There had been plenty of short stories involving investigations into crimes, such as ‘Das Fräulein von Scuderi’ (1819) by E.T.A. Hoffmann (1776–1822), which involves the eponymous lady investigating the innocence of a man arrested for murder. The Fräulein does not solve the crime herself though her pursuit of the truth does lead to the revelation, so she may be seen as an ancestor of the female detective.
The first true literary detective, as we would recognise him, is C. Auguste Dupin, created by Edgar Allan Poe (1809–1849), who appears in three short stories, starting with ‘The Murders in the Rue Morgue’ (1841). Dupin is quite rightly regarded as the true ancestor of Sherlock Holmes, and though he does not earn his living from detection, Dupin is recognised as an expert by the Prefect of Police in Paris and his advice is sought whenever there is an unusual or particularly baffling crime. Poe can justifiably be credited with creating the first modern independent detective, but he did not write a detective novel.

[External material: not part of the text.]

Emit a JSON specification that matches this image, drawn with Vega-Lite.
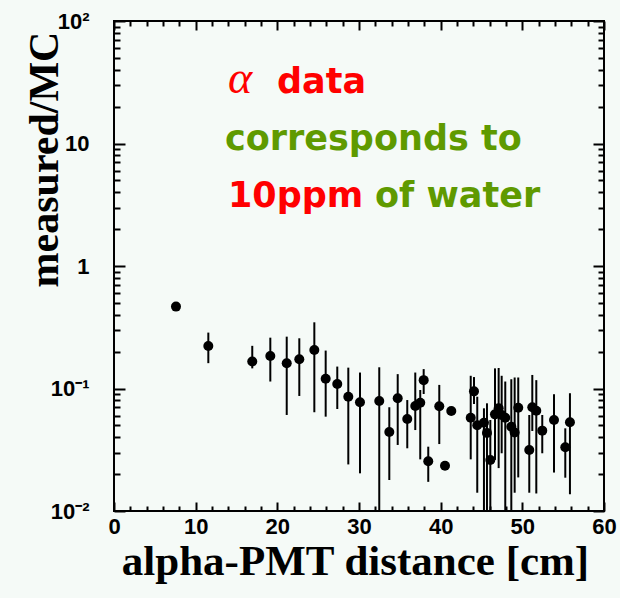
{
  "$schema": "https://vega.github.io/schema/vega-lite/v6.json",
  "width": 490,
  "height": 490,
  "autosize": {"type": "none"},
  "padding": {"left": 114, "top": 21, "right": 16, "bottom": 87},
  "background": "#f5faf7",
  "config": {
    "view": {"stroke": "#000000", "strokeWidth": 2, "fill": "#f5faf7"},
    "axis": {"domain": false, "grid": false, "tickColor": "#000000", "tickWidth": 2, "labelColor": "#000000", "titleColor": "#000000"}
  },
  "datasets": {
    "pts": [
      {"x": 7.59, "y": 0.466, "lo": 0.455, "hi": 0.478},
      {"x": 11.55, "y": 0.222, "lo": 0.161, "hi": 0.286},
      {"x": 16.93, "y": 0.166, "lo": 0.146, "hi": 0.223},
      {"x": 19.14, "y": 0.184, "lo": 0.114, "hi": 0.260},
      {"x": 21.15, "y": 0.161, "lo": 0.0608, "hi": 0.265},
      {"x": 22.69, "y": 0.173, "lo": 0.0869, "hi": 0.257},
      {"x": 24.53, "y": 0.206, "lo": 0.064, "hi": 0.347},
      {"x": 25.92, "y": 0.120, "lo": 0.0589, "hi": 0.204},
      {"x": 27.34, "y": 0.109, "lo": 0.068, "hi": 0.151},
      {"x": 28.69, "y": 0.0857, "lo": 0.024, "hi": 0.148},
      {"x": 30.12, "y": 0.0771, "lo": 0.0203, "hi": 0.135},
      {"x": 32.48, "y": 0.0791, "lo": 0.005, "hi": 0.149},
      {"x": 33.71, "y": 0.0442, "lo": 0.0179, "hi": 0.0703},
      {"x": 34.74, "y": 0.0832, "lo": 0.0346, "hi": 0.131},
      {"x": 35.91, "y": 0.0564, "lo": 0.0325, "hi": 0.0805},
      {"x": 36.89, "y": 0.0719, "lo": 0.0458, "hi": 0.135},
      {"x": 37.5, "y": 0.0766, "lo": 0.0264, "hi": 0.0972},
      {"x": 37.92, "y": 0.117, "lo": 0.0902, "hi": 0.144},
      {"x": 38.48, "y": 0.0255, "lo": 0.0173, "hi": 0.0335},
      {"x": 39.83, "y": 0.0716, "lo": 0.0352, "hi": 0.107},
      {"x": 40.53, "y": 0.0234, "lo": 0.0234, "hi": 0.0234},
      {"x": 41.3, "y": 0.0655, "lo": 0.0655, "hi": 0.0655},
      {"x": 43.68, "y": 0.0578, "lo": 0.0264, "hi": 0.127},
      {"x": 44.08, "y": 0.0948, "lo": 0.0747, "hi": 0.124},
      {"x": 44.48, "y": 0.0501, "lo": 0.0141, "hi": 0.0857},
      {"x": 45.3, "y": 0.0526, "lo": 0.005, "hi": 0.0689},
      {"x": 45.67, "y": 0.0434, "lo": 0.005, "hi": 0.0757},
      {"x": 46.08, "y": 0.0261, "lo": 0.005, "hi": 0.0553},
      {"x": 46.65, "y": 0.0615, "lo": 0.0261, "hi": 0.146},
      {"x": 47.1, "y": 0.0689, "lo": 0.0224, "hi": 0.147},
      {"x": 47.47, "y": 0.0608, "lo": 0.0296, "hi": 0.127},
      {"x": 47.91, "y": 0.0578, "lo": 0.005, "hi": 0.114},
      {"x": 48.65, "y": 0.0488, "lo": 0.005, "hi": 0.119},
      {"x": 49.06, "y": 0.0438, "lo": 0.0141, "hi": 0.123},
      {"x": 49.5, "y": 0.0697, "lo": 0.0188, "hi": 0.123},
      {"x": 50.85, "y": 0.0315, "lo": 0.0141, "hi": 0.0608},
      {"x": 51.22, "y": 0.0703, "lo": 0.045, "hi": 0.129},
      {"x": 51.71, "y": 0.0659, "lo": 0.0139, "hi": 0.117},
      {"x": 52.44, "y": 0.0453, "lo": 0.0296, "hi": 0.0608},
      {"x": 53.88, "y": 0.0553, "lo": 0.0206, "hi": 0.0898},
      {"x": 55.26, "y": 0.0331, "lo": 0.0187, "hi": 0.0473},
      {"x": 55.83, "y": 0.053, "lo": 0.0137, "hi": 0.0915}
    ],
    "notes": [
      {"x": 13.96, "y": 25.8, "text": "α", "kind": "alpha"},
      {"x": 19.96, "y": 25.8, "text": "data", "kind": "red"},
      {"x": 13.59, "y": 8.85, "text": "corresponds to", "kind": "green"},
      {"x": 13.96, "y": 3.03, "text": "10ppm", "kind": "red"},
      {"x": 31.96, "y": 3.03, "text": "of water", "kind": "green"}
    ]
  },
  "resolve": {"axis": {"x": "independent", "y": "independent"}},
  "layer": [
    {
      "data": {"name": "pts"},
      "mark": {"type": "rule", "color": "#000000", "strokeWidth": 2, "clip": true},
      "encoding": {
        "x": {
          "field": "x", "type": "quantitative",
          "scale": {"domain": [0, 60], "nice": false, "zero": false},
          "axis": {
            "orient": "bottom", "values": [0, 10, 20, 30, 40, 50, 60], "tickSize": -9,
            "labelFont": "Liberation Sans", "labelFontWeight": "bold", "labelFontSize": 22, "labelPadding": 14, "labelFlush": false,
            "title": "alpha-PMT distance [cm]", "titleFont": "Liberation Serif", "titleFontWeight": "bold", "titleFontSize": 43,
            "titleX": 241, "titleY": 63, "titleAlign": "center", "titleBaseline": "alphabetic"
          }
        },
        "y": {
          "field": "lo", "type": "quantitative",
          "scale": {"type": "log", "domain": [0.01, 100], "nice": false},
          "axis": {
            "orient": "left", "values": [0.01, 0.1, 1, 10, 100], "tickSize": -11,
            "labelExpr": "datum.value > 50 ? '10²' : datum.value > 5 ? '10' : datum.value > 0.5 ? '1' : datum.value > 0.05 ? '10⁻¹' : '10⁻²'",
            "labelFont": "Liberation Sans", "labelFontWeight": "bold", "labelFontSize": 22, "labelPadding": 36, "labelAlign": "right", "labelBaseline": "middle", "labelFlush": false,
            "title": "measured/MC", "titleFont": "Liberation Serif", "titleFontWeight": "bold", "titleFontSize": 42,
            "titleX": -57, "titleY": 138, "titleAngle": -90, "titleAlign": "center", "titleBaseline": "alphabetic"
          }
        },
        "y2": {"field": "hi"}
      }
    },
    {
      "data": {"name": "pts"},
      "mark": {"type": "point", "filled": true, "color": "#000000", "size": 100, "opacity": 1},
      "encoding": {
        "x": {
          "field": "x", "type": "quantitative",
          "scale": {"domain": [0, 60], "nice": false, "zero": false},
          "axis": {"orient": "bottom", "values": [2, 4, 6, 8, 12, 14, 16, 18, 22, 24, 26, 28, 32, 34, 36, 38, 42, 44, 46, 48, 52, 54, 56, 58], "tickSize": -5, "labels": false, "title": null}
        },
        "y": {
          "field": "y", "type": "quantitative",
          "scale": {"type": "log", "domain": [0.01, 100], "nice": false},
          "axis": {"orient": "left", "values": [0.02, 0.03, 0.04, 0.05, 0.06, 0.07, 0.08, 0.09, 0.2, 0.3, 0.4, 0.5, 0.6, 0.7, 0.8, 0.9, 2, 3, 4, 5, 6, 7, 8, 9, 20, 30, 40, 50, 60, 70, 80, 90], "tickSize": -6, "labels": false, "title": null}
        }
      }
    },
    {
      "data": {"name": "notes"},
      "transform": [{"filter": "datum.kind == 'red'"}],
      "mark": {"type": "text", "align": "left", "baseline": "alphabetic", "font": "DejaVu Sans", "fontWeight": "bold", "fontSize": 35, "color": "#ff0000"},
      "encoding": {
        "x": {
          "field": "x", "type": "quantitative",
          "scale": {"domain": [0, 60], "nice": false, "zero": false},
          "axis": {"orient": "top", "values": [0, 10, 20, 30, 40, 50, 60], "tickSize": -9, "labels": false, "title": null}
        },
        "y": {
          "field": "y", "type": "quantitative",
          "scale": {"type": "log", "domain": [0.01, 100], "nice": false},
          "axis": {"orient": "right", "values": [0.01, 0.1, 1, 10, 100], "tickSize": -11, "labels": false, "title": null}
        },
        "text": {"field": "text"}
      }
    },
    {
      "data": {"name": "notes"},
      "transform": [{"filter": "datum.kind == 'green'"}],
      "mark": {"type": "text", "align": "left", "baseline": "alphabetic", "font": "DejaVu Sans", "fontWeight": "bold", "fontSize": 35, "color": "#5f9a00"},
      "encoding": {
        "x": {
          "field": "x", "type": "quantitative",
          "scale": {"domain": [0, 60], "nice": false, "zero": false},
          "axis": {"orient": "top", "values": [2, 4, 6, 8, 12, 14, 16, 18, 22, 24, 26, 28, 32, 34, 36, 38, 42, 44, 46, 48, 52, 54, 56, 58], "tickSize": -5, "labels": false, "title": null}
        },
        "y": {
          "field": "y", "type": "quantitative",
          "scale": {"type": "log", "domain": [0.01, 100], "nice": false},
          "axis": {"orient": "right", "values": [0.02, 0.03, 0.04, 0.05, 0.06, 0.07, 0.08, 0.09, 0.2, 0.3, 0.4, 0.5, 0.6, 0.7, 0.8, 0.9, 2, 3, 4, 5, 6, 7, 8, 9, 20, 30, 40, 50, 60, 70, 80, 90], "tickSize": -6, "labels": false, "title": null}
        },
        "text": {"field": "text"}
      }
    },
    {
      "data": {"name": "notes"},
      "transform": [{"filter": "datum.kind == 'alpha'"}],
      "mark": {"type": "text", "align": "left", "baseline": "alphabetic", "font": "Liberation Serif", "fontStyle": "italic", "fontSize": 46, "color": "#ff0000"},
      "encoding": {
        "x": {"field": "x", "type": "quantitative", "scale": {"domain": [0, 60], "nice": false, "zero": false}, "axis": null},
        "y": {"field": "y", "type": "quantitative", "scale": {"type": "log", "domain": [0.01, 100], "nice": false}, "axis": null},
        "text": {"field": "text"}
      }
    }
  ]
}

The fact that Poe set his stories in France is because France had become closely associated with the idea of a private detective ever since the days of Eugène François Vidocq (1775–1857), a one-time thief who turned gamekeeper and set up the first plain-clothed investigative unit, the Brigade de la Sûreté, in 1811. The story of his life and the establishment of the Brigade was told in Mémoires de Vidocq, published in four volumes during 1828–29. This book, which no doubt embellished the truth with vigorous literary licence was a huge influence on early crime fiction. It was translated into English almost before the ink was dry. An industry erupted, in the English penny dreadfuls, the French sensational literature and the American story papers, of retelling stories (mostly fabricated) from police sources.
Its influence can be seen in the many ‘casebook’ reminiscences that appeared in subsequent years. One of the earliest was by a forgotten British writer, William Russell (1807–1877), who produced a series of stories for Chambers’s Edinburgh Journal under the alias ‘Waters’, purporting to be first-person accounts of a London detective. These first made it into book-form in America as The Recollections of a Policeman in 1852 and in Britain as Recollections of a Detective Police-Officer in 1856. These were immensely popular, especially in America, where the image of the private detective was further enhanced by the media-hype around the first private detective agency established by Allan Pinkerton (1819–1884) in 1850.